Monday 23 September 2013

Do Not Judge a Book by Its Cover

For the penultimate assignment before the PSLE, the Advanced Composition classes were asked to work on this theme:


You and your brother were visiting your grandparents in a housing estate. As both of you were walking towards a block of flats, a big fierce dog pounced onto your brother. Your brother was knocked onto the ground. You were afraid the dog would attack you next so you started to run.


One discovery that I've made over the years is that at the tender age of 11 and 12, most children do not have the emotional complexity to cast themselves as the villain in the story. Most still picture themselves doing the right thing in any make-believe scenario, even if the right actions would come with a very high price. Such purity is of course laudable.


I enjoyed a couple of stories that creatively twisted the original premise that I gave and allowed the stories to unfold in such a manner that the narrator ('I') was not cast in an entirely negative light. Here's the first one:


DO NOT JUDGE A BOOK BY ITS COVER


Sweat trickled down my cheek as I strolled along the pavement under the hot sun. My younger brother Tyson was trailing behind me. We were on the way to visit our grandparents at their place. We were ambling towards their flat when a big fierce dog appeared from nowhere.


The beast stood as tall as my waist. It bared its teeth at us. I always had a soft spot for dogs, but not this one.
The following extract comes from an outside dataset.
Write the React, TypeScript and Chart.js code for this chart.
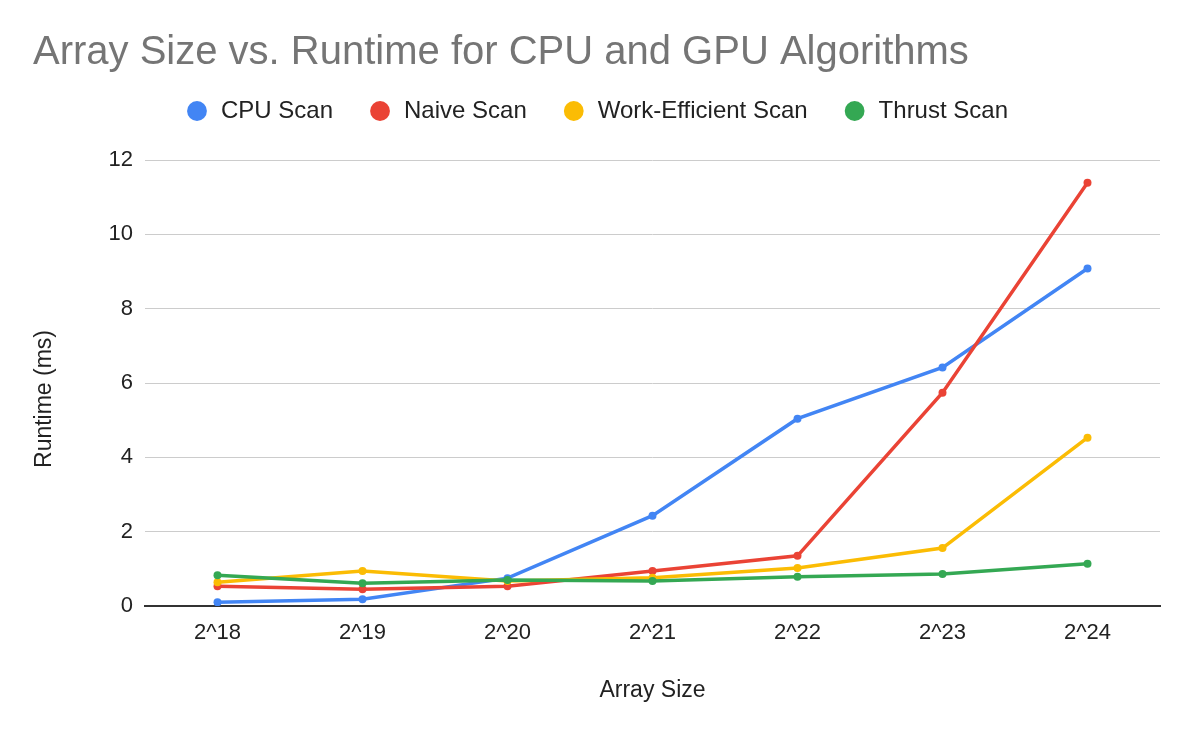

It looked muscular and strong. Saliva drooled from its mouth as it approached us. ‘Doggy!’ my five-year-old brother exclaimed as he reached out to stroke the dog. The canine actually looked as tall as him. Before I could pull him away, his fingertips brushed against the grey fur of the beast. That set the dog off. I could only watch in numb horror as the dog flung itself onto Tyson. He was knocked to the ground. I was afraid the dog would attack me next so I spun around and took to my heels.


I ran blindly, not seeing where I was going and not knowing what I was doing. Tyson’s laughter and the dog’s excited barks echoed in the void deck. Hey wait, laughter? I stopped dead in my tracks. Just then, out of the corner of my eye, I saw a familiar figure hurrying down the path. It was my cousin, Thalia.


Her face lit up when she saw me. She sprinted towards me. Her hair was dishevelled and her voice grew shrill with worry as she greeted me. ‘What happened?’ I asked her.


‘My…dog…went missing…just now,’ she explained between breaths. It seemed that something just occurred to her as she looked around. ‘Hey wait, where’s Tyson? Grandma said both of you are coming.’


Nervously, I swallowed a lump in my throat and tried to change the subject, ‘Erm, you mean the new dog you just got last week? How did it disappear? I was looking forward to playing with it! What does it look like? Maybe we find it together?’


Thalia beamed, ‘Really?’


I nodded.


‘Her name is Mrs O’Leary. An Alsatian. About this tall.’ She lifted her hand to her waist, palm faced down as she described her dog. ‘It ran away when I brought it here for a walk on the way to Grandma’s house…’


My thoughts turned to the dog that attacked Tyson. Without hesitation, I turned and sprinted to where Tyson was attacked. When I reached there, the dog still had my brother pinned to the ground. As I was only focusing on getting the beast off my brother, I did not realise there was a smile on Tyson’s face. Oblivious to Thalia’s shouts for me to wait for her, I picked up a fist-sized rock from the ground and aimed it at the canine. As soon as the rock left my hand, I regretted it. Thalia sprinted onto the scene. ‘Mrs O’Leary!’ she screamed as the rock hit the dog. The dog yelped as it leaped away from Tyson. It did not look hurt at all. It sprinted towards Thalia.


‘Thalia!’ I screamed. To my amazement, Thalia tackled it with a hug.


‘Brother, why do you need to spoil my fun? I was having a whale of a time!’ Tyson complained.


‘Thanks for helping me find Mrs O’Leary, so I’ll forgive you for throwing the stone at her!’ Thalia said, her voice cheerful as it was before and as Mrs O’Leary licked her face fondly. Realisation dawned upon me. I blushed at my recklessness. Fortunately, Mrs O’Leary was not hurt.


I looked at the furry creature and it blinked back at me with its big round eyes, its tongue hanging out of its mouth. I must admit that it looked cute. It also looked friendlier than it had minutes before. It bounded up the stairs as we made our way to our grandparents’ apartment. Why did we take the stairs? It we took the lift, there were two possibilities. One, Mrs O’Leary would squash us. Two, we all managed to squeeze in, but leaving little space for us two-legged humans and Mrs O’Leary would fidget a lot or whack us with its tail.


Huang Xinyi (P6)

Chongfu Primary School



I had one issue with this story and that was the strange fact that the narrator did not recognise his cousin's pet. Hence I added the words in red to address this loophole.